Although you don't specify a particular order of rows on either the Create Table or the Create View (discussed in Chapter 6) statement, UDB/400 does use internal indexes for efficient row selection and ordering. UDB/400 automatically selects which index (or indexes) to use when a Data Manipulation Language (DML) statement, such as Select, is executed or when an SQL cursor embedded in an HLL program is opened. When you specify a primary, unique, or foreign key constraint (discussed in Chapter 4), UDB/400 creates or shares an internal index as part of the physical file created for a base table. You can create additional indexes using the SQL Create Index statement.

The Create Index statement is fairly simple. You code an index name (which can't be the same name as any base table, view, alias, other index, or non-SQL file in the same collection) and then specify a single base table and the columns over which the index should be created.18 The following example creates an index over the ShipCity and CrdLimit columns of the Customer table:

Create Index AppDta.CustCtyX01 
  On Customer 
   ( ShipCity, 
     CrdLimit Desc )

When you create an SQL index, UDB/400 creates an OS/400 logical file with a keyed access path.19 You cannot access an SQL index directly with any SQL DML statement. In SQL, indexes are solely for the internal use of UDB/400, and their purpose is generally related to performance.

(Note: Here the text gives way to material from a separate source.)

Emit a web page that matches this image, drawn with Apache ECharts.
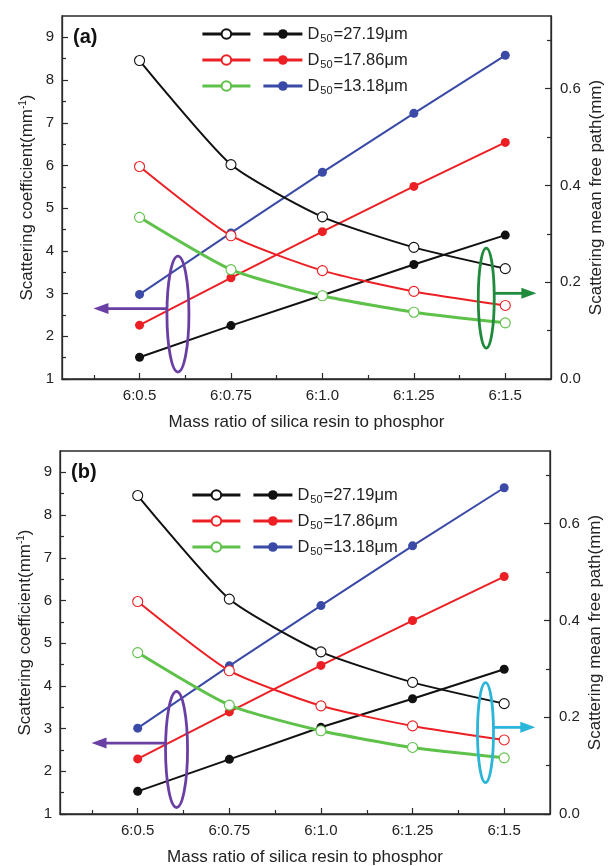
<!DOCTYPE html>
<html>
<head>
<meta charset="utf-8">
<script src="https://cdn.jsdelivr.net/npm/echarts@6/dist/echarts.min.js"></script>
<style>
html,body{margin:0;padding:0;background:#fff;}
#chart{width:608px;height:866px;}
</style>
</head>
<body>
<div id="chart"></div>
<script>
// ---------- data ----------
const ratios = [0.5, 0.75, 1.0, 1.25, 1.5];
const ratioLabels = ['6:0.5', '6:0.75', '6:1.0', '6:1.25', '6:1.5'];
const sizes = ['27.19', '17.86', '13.18'];
const leftTicks = [1, 2, 3, 4, 5, 6, 7, 8, 9];
const leftMinor = [1.5, 2.5, 3.5, 4.5, 5.5, 6.5, 7.5, 8.5];
const rightTicks = [0, 0.2, 0.4, 0.6];
const rightMinor = [0.1, 0.3, 0.5, 0.7];
const xMinor = [0.375, 0.625, 0.875, 1.125, 1.375];

// panel (a): scattering coefficient (mm^-1), left axis
const a_sc_27 = [1.51, 2.25, 2.96, 3.68, 4.37];
const a_sc_17 = [2.26, 3.37, 4.45, 5.51, 6.54];
const a_sc_13 = [2.98, 4.42, 5.84, 7.22, 8.58];
// panel (a): scattering mean free path (mm), right axis
const a_mfp_27 = [0.658, 0.443, 0.335, 0.272, 0.228];
const a_mfp_17 = [0.439, 0.296, 0.224, 0.181, 0.152];
const a_mfp_13 = [0.334, 0.226, 0.172, 0.138, 0.116];

// panel (b)
const b_sc_27 = [1.53, 2.28, 3.03, 3.70, 4.39];
const b_sc_17 = [2.29, 3.39, 4.48, 5.53, 6.56];
const b_sc_13 = [3.01, 4.47, 5.88, 7.28, 8.64];
const b_mfp_27 = [0.658, 0.444, 0.335, 0.272, 0.228];
const b_mfp_17 = [0.439, 0.296, 0.2235, 0.182, 0.153];
const b_mfp_13 = [0.3335, 0.225, 0.172, 0.1375, 0.116];

const panelLetters = ['(a)', '(b)'];
const xTitle = 'Mass ratio of silica resin to phosphor';

// ---------- style ----------
const FONT = '"Liberation Sans", Arial, sans-serif';
const C_BLACK = '#111111', C_RED = '#ec2024', C_GREEN = '#5ec149', C_BLUE = '#3a4aa6';
const AX = '#2a2a2a';

const panels = [
  { sc: [a_sc_27, a_sc_17, a_sc_13], mfp: [a_mfp_27, a_mfp_17, a_mfp_13],
    grid: { left: 62, top: 16, right: 57, height: 363 },
    leg1: { left: 201, top: 21 }, leg2: { left: 262, top: 21 },
    letter: { left: 68, top: 22 }, rightColor: '#1f8a3b' },
  { sc: [b_sc_27, b_sc_17, b_sc_13], mfp: [b_mfp_27, b_mfp_17, b_mfp_13],
    grid: { left: 60, top: 451, right: 58, height: 363 },
    leg1: { left: 191, top: 482 }, leg2: { left: 252, top: 482 },
    letter: { left: 66, top: 457 }, rightColor: '#2bb5d9' }
];

const scColors = [C_BLACK, C_RED, C_BLUE];
const mfpColors = [C_BLACK, C_RED, C_GREEN];

const grids = [], xAxes = [], yAxes = [], series = [], legends = [], titles = [];

panels.forEach((p, i) => {
  grids.push(Object.assign({ show: true, borderColor: AX, borderWidth: 1.3, backgroundColor: 'transparent',
    containLabel: false, outerBoundsMode: 'none' }, p.grid));
  titles.push({ text: panelLetters[i], left: p.letter.left, top: p.letter.top,
    textStyle: { fontFamily: FONT, fontSize: 20, fontWeight: 'bold', color: '#111' } });

  // x major
  xAxes.push({
    gridIndex: i, type: 'value', min: 0.288, max: 1.625,
    axisLine: { show: true, lineStyle: { color: AX, width: 1.3 } },
    axisTick: { show: true, inside: true, length: 6, customValues: ratios, lineStyle: { color: AX, width: 1.2 } },
    axisLabel: { customValues: ratios, fontFamily: FONT, fontSize: 15, color: '#222', margin: 9,
      formatter: v => { const k = ratios.findIndex(r => Math.abs(r - v) < 1e-6); return k >= 0 ? ratioLabels[k] : ''; } },
    splitLine: { show: false },
    name: xTitle, nameLocation: 'middle', nameGap: 35, nameMoveOverlap: false,
    nameTextStyle: { fontFamily: FONT, fontSize: 17, color: '#222' }
  });
  // x minor
  xAxes.push({
    gridIndex: i, type: 'value', min: 0.288, max: 1.625, position: 'bottom',
    axisLine: { show: false },
    axisTick: { show: true, inside: true, length: 4, customValues: xMinor, lineStyle: { color: AX, width: 1.2 } },
    axisLabel: { show: false }, splitLine: { show: false }
  });
  // y left major
  yAxes.push({
    gridIndex: i, type: 'value', position: 'left', min: 1, max: 9.5,
    axisLine: { show: true, lineStyle: { color: AX, width: 1.3 } },
    axisTick: { show: true, inside: true, length: 6, customValues: leftTicks, lineStyle: { color: AX, width: 1.2 } },
    axisLabel: { customValues: leftTicks, fontFamily: FONT, fontSize: 15, color: '#222', margin: 8 },
    splitLine: { show: false },
    name: 'Scattering coefficient(mm{sup|-1})', nameLocation: 'middle', nameGap: 26, nameMoveOverlap: false,
    nameTextStyle: { fontFamily: FONT, fontSize: 17, color: '#222',
      rich: { sup: { fontFamily: FONT, fontSize: 10, color: '#222', padding: [0, 0, 8, 0] } } }
  });
  // y left minor
  yAxes.push({
    gridIndex: i, type: 'value', position: 'left', min: 1, max: 9.5,
    axisLine: { show: false },
    axisTick: { show: true, inside: true, length: 4, customValues: leftMinor, lineStyle: { color: AX, width: 1.2 } },
    axisLabel: { show: false }, splitLine: { show: false }
  });
  // y right major
  yAxes.push({
    gridIndex: i, type: 'value', position: 'right', min: 0, max: 0.75,
    axisLine: { show: true, lineStyle: { color: AX, width: 1.3 } },
    axisTick: { show: true, inside: true, length: 6, customValues: rightTicks, lineStyle: { color: AX, width: 1.2 } },
    axisLabel: { customValues: rightTicks, fontFamily: FONT, fontSize: 15, color: '#222', margin: 9,
      formatter: v => v.toFixed(1) },
    splitLine: { show: false },
    name: 'Scattering mean free path(mm)', nameLocation: 'middle', nameGap: 37, nameRotate: 90, nameMoveOverlap: false,
    nameTextStyle: { fontFamily: FONT, fontSize: 17, color: '#222' }
  });
  // y right minor
  yAxes.push({
    gridIndex: i, type: 'value', position: 'right', min: 0, max: 0.75,
    axisLine: { show: false },
    axisTick: { show: true, inside: true, length: 4, customValues: rightMinor, lineStyle: { color: AX, width: 1.2 } },
    axisLabel: { show: false }, splitLine: { show: false }
  });

  const names1 = [], names2 = [];
  // open circles: mean free path (right axis)
  p.mfp.forEach((arr, k) => {
    const nm = panelLetters[i] + ' mfp ' + sizes[k];
    names1.push(nm);
    series.push({
      type: 'line', name: nm, xAxisIndex: 2 * i, yAxisIndex: 4 * i + 2,
      data: ratios.map((x, j) => [x, arr[j]]),
      smooth: 0.2, symbol: 'circle', symbolSize: 10, showAllSymbol: true,
      lineStyle: { color: mfpColors[k], width: k === 2 ? 3 : 2 },
      itemStyle: { color: '#ffffff', borderColor: mfpColors[k], borderWidth: 1.1, opacity: 1 },
      z: 3, animation: false
    });
  });
  // filled circles: scattering coefficient (left axis)
  p.sc.forEach((arr, k) => {
    const nm = panelLetters[i] + ' sc ' + sizes[k];
    names2.push(nm);
    series.push({
      type: 'line', name: nm, xAxisIndex: 2 * i, yAxisIndex: 4 * i,
      data: ratios.map((x, j) => [x, arr[j]]),
      symbol: 'circle', symbolSize: 9, showAllSymbol: true,
      lineStyle: { color: scColors[k], width: 2 },
      itemStyle: { color: scColors[k] },
      z: 2, animation: false
    });
  });

  const legBase = {
    orient: 'vertical', itemGap: 0, itemWidth: 48, itemHeight: 12, selectedMode: false, padding: 0,
    lineStyle: { width: 2.8 },
    textStyle: { fontFamily: FONT, fontSize: 16.5, color: '#222', lineHeight: 26,
      rich: { n: { fontFamily: FONT, fontSize: 16.5, color: '#222', lineHeight: 26 },
              s: { fontFamily: FONT, fontSize: 11, color: '#222', lineHeight: 26, padding: [9, 1, 0, 1] } } }
  };
  legends.push(Object.assign({}, legBase, { left: p.leg1.left, top: p.leg1.top, data: names1, formatter: () => ' ' }));
  legends.push(Object.assign({}, legBase, { left: p.leg2.left, top: p.leg2.top, itemWidth: 39, data: names2,
    formatter: nm => { const k = names2.indexOf(nm); return '{n|D}{s|50}{n|=' + sizes[k] + 'μm}'; } }));
});

const chart = echarts.init(document.getElementById('chart'), null, { renderer: 'canvas' });
chart.setOption({
  backgroundColor: '#ffffff',
  animation: false,
  title: titles,
  grid: grids,
  xAxis: xAxes,
  yAxis: yAxes,
  legend: legends,
  series: series
});

// ---------- annotations (ellipses + arrows), positioned in data coordinates ----------
const annotations = [
  { panel: 0, left: { c: [0.605, 2.52], arrowY: 2.65, tip: 0.374, color: '#6a3fa4' },
             right: { c: [1.448, 0.167], arrowY: 0.177, tip: 1.585 } },
  { panel: 1, left: { c: [0.606, 2.51], arrowY: 2.66, tip: 0.374, color: '#6a3fa4' },
             right: { c: [1.449, 0.168], arrowY: 0.179, tip: 1.585 } }
];
const graphics = [];
annotations.forEach(a => {
  const i = a.panel;
  const L = a.left, R = a.right;
  const rColor = panels[i].rightColor;
  const pl = (x, y) => chart.convertToPixel({ xAxisIndex: 2 * i, yAxisIndex: 4 * i }, [x, y]);
  const pr = (x, y) => chart.convertToPixel({ xAxisIndex: 2 * i, yAxisIndex: 4 * i + 2 }, [x, y]);
  // left ellipse + arrow
  const c1 = pl(L.c[0], L.c[1]);
  const rx1 = 11, ry1 = 58;
  graphics.push({ type: 'ellipse', shape: { cx: c1[0], cy: c1[1], rx: rx1, ry: ry1 },
    style: { fill: 'none', stroke: L.color, lineWidth: 2.8 }, z: 10 });
  const a1 = pl(L.tip, L.arrowY);
  graphics.push({ type: 'line', shape: { x1: c1[0] - rx1, y1: a1[1], x2: a1[0] + 12, y2: a1[1] },
    style: { stroke: L.color, lineWidth: 2.8 }, z: 10 });
  graphics.push({ type: 'polygon', shape: { points: [[a1[0], a1[1]], [a1[0] + 15, a1[1] - 5.5], [a1[0] + 15, a1[1] + 5.5]] },
    style: { fill: L.color }, z: 10 });
  // right ellipse + arrow
  const c2 = pr(R.c[0], R.c[1]);
  const rx2 = 8, ry2 = 50;
  graphics.push({ type: 'ellipse', shape: { cx: c2[0], cy: c2[1], rx: rx2, ry: ry2 },
    style: { fill: 'none', stroke: rColor, lineWidth: 2.8 }, z: 10 });
  const a2 = pr(R.tip, R.arrowY);
  graphics.push({ type: 'line', shape: { x1: c2[0] + rx2, y1: a2[1], x2: a2[0] - 12, y2: a2[1] },
    style: { stroke: rColor, lineWidth: 2.8 }, z: 10 });
  graphics.push({ type: 'polygon', shape: { points: [[a2[0], a2[1]], [a2[0] - 15, a2[1] - 5.5], [a2[0] - 15, a2[1] + 5.5]] },
    style: { fill: rColor }, z: 10 });
});
chart.setOption({ graphic: graphics });
</script>
</body>
</html>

As the above example shows, you can optionally add the Desc keyword after any column name to specify a descending order. You also can optionally specify Unique or Unique Where Not Null in an index definition:

Create Unique Index AppDta.BldRoomX 
  On Building 
   ( BldName, 
     RoomNbr )

The Unique keyword enforces unique key values, including null, the same way as explained earlier for a base table primary key constraint. If you specify Unique Where Not Null, UDB/400 enforces unique values, except for null, as explained in Chapter 4 for unique constraints. In general, you should use a primary key or unique constraint on the Create Table statement for a base table — which causes UDB/400 to create an internal index — rather than create a separate index with Unique or Unique Where Not Null. In UDB/400, independent indexes are primarily useful for two cases:

  • unique indexes in addition to the primary key of a base table
  • non-unique indexes (as a performance aid)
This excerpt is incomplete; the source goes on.